## [Your objective]
Provide an exact copy of the data, excluding the images.

## [Source data]
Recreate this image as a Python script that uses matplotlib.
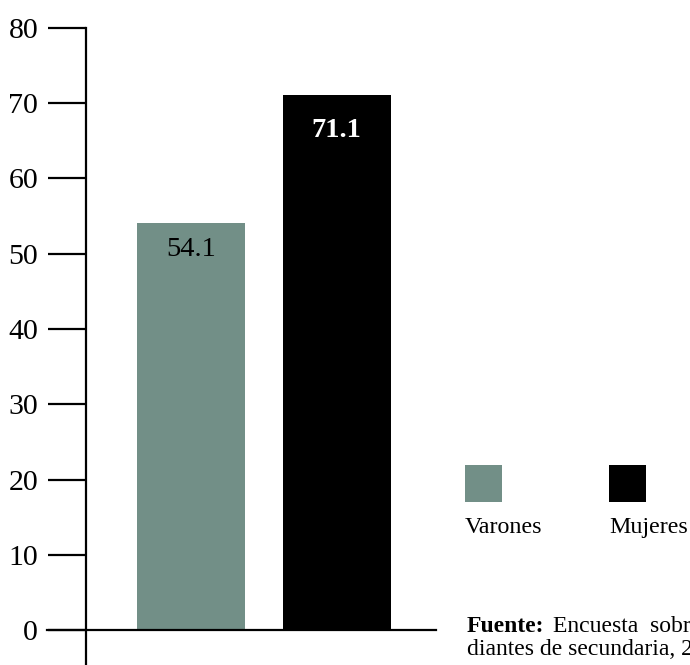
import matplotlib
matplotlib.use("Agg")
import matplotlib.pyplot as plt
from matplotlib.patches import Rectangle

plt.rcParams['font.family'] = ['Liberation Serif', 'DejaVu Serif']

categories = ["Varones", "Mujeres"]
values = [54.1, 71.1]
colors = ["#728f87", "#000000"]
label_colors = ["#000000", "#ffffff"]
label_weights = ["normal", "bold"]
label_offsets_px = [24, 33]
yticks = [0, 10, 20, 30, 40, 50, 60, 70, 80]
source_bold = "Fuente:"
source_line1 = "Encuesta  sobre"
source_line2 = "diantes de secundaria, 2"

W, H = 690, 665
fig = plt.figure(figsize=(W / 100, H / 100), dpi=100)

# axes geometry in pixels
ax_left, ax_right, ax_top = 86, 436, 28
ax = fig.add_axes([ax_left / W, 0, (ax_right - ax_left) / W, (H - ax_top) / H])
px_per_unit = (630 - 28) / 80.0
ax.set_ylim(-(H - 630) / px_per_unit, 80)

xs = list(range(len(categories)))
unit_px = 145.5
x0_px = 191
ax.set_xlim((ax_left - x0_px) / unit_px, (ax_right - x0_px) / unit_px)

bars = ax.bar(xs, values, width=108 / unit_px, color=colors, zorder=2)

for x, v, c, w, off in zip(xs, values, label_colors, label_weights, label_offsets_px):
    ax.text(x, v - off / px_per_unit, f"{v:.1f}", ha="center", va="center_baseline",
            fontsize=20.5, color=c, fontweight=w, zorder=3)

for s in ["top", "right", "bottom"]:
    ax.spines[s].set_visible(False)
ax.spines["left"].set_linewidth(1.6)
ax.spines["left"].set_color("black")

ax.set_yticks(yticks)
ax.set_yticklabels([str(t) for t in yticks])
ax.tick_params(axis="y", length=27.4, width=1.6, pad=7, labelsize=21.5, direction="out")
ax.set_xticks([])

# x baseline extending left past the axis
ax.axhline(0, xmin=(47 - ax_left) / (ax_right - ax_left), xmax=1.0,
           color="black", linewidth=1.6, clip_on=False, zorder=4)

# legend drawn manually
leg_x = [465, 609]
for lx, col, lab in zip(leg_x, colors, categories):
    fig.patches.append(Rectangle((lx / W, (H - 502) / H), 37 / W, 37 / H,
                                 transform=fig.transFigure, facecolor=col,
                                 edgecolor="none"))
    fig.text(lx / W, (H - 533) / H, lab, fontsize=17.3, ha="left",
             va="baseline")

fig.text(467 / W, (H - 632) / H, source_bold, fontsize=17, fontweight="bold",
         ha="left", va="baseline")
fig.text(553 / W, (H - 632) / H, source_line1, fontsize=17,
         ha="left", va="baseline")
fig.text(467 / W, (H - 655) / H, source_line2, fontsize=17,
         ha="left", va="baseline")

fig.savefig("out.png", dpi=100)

## [Correct answer]
Recreate this image as a Python script that uses matplotlib.
import matplotlib
matplotlib.use("Agg")
import matplotlib.pyplot as plt
from matplotlib.patches import Rectangle

plt.rcParams['font.family'] = ['Liberation Serif', 'DejaVu Serif']

categories = ["Varones", "Mujeres"]
values = [54.1, 71.1]
colors = ["#728f87", "#000000"]
label_colors = ["#000000", "#ffffff"]
label_weights = ["normal", "bold"]
label_offsets_px = [24, 33]
yticks = [0, 10, 20, 30, 40, 50, 60, 70, 80]
source_bold = "Fuente:"
source_line1 = "Encuesta  sobre"
source_line2 = "diantes de secundaria, 2"

W, H = 690, 665
fig = plt.figure(figsize=(W / 100, H / 100), dpi=100)

# axes geometry in pixels
ax_left, ax_right, ax_top = 86, 436, 28
ax = fig.add_axes([ax_left / W, 0, (ax_right - ax_left) / W, (H - ax_top) / H])
px_per_unit = (630 - 28) / 80.0
ax.set_ylim(-(H - 630) / px_per_unit, 80)

xs = list(range(len(categories)))
unit_px = 145.5
x0_px = 191
ax.set_xlim((ax_left - x0_px) / unit_px, (ax_right - x0_px) / unit_px)

bars = ax.bar(xs, values, width=108 / unit_px, color=colors, zorder=2)

for x, v, c, w, off in zip(xs, values, label_colors, label_weights, label_offsets_px):
    ax.text(x, v - off / px_per_unit, f"{v:.1f}", ha="center", va="center_baseline",
            fontsize=20.5, color=c, fontweight=w, zorder=3)

for s in ["top", "right", "bottom"]:
    ax.spines[s].set_visible(False)
ax.spines["left"].set_linewidth(1.6)
ax.spines["left"].set_color("black")

ax.set_yticks(yticks)
ax.set_yticklabels([str(t) for t in yticks])
ax.tick_params(axis="y", length=27.4, width=1.6, pad=7, labelsize=21.5, direction="out")
ax.set_xticks([])

# x baseline extending left past the axis
ax.axhline(0, xmin=(47 - ax_left) / (ax_right - ax_left), xmax=1.0,
           color="black", linewidth=1.6, clip_on=False, zorder=4)

# legend drawn manually
leg_x = [465, 609]
for lx, col, lab in zip(leg_x, colors, categories):
    fig.patches.append(Rectangle((lx / W, (H - 502) / H), 37 / W, 37 / H,
                                 transform=fig.transFigure, facecolor=col,
                                 edgecolor="none"))
    fig.text(lx / W, (H - 533) / H, lab, fontsize=17.3, ha="left",
             va="baseline")

fig.text(467 / W, (H - 632) / H, source_bold, fontsize=17, fontweight="bold",
         ha="left", va="baseline")
fig.text(553 / W, (H - 632) / H, source_line1, fontsize=17,
         ha="left", va="baseline")
fig.text(467 / W, (H - 655) / H, source_line2, fontsize=17,
         ha="left", va="baseline")

fig.savefig("out.png", dpi=100)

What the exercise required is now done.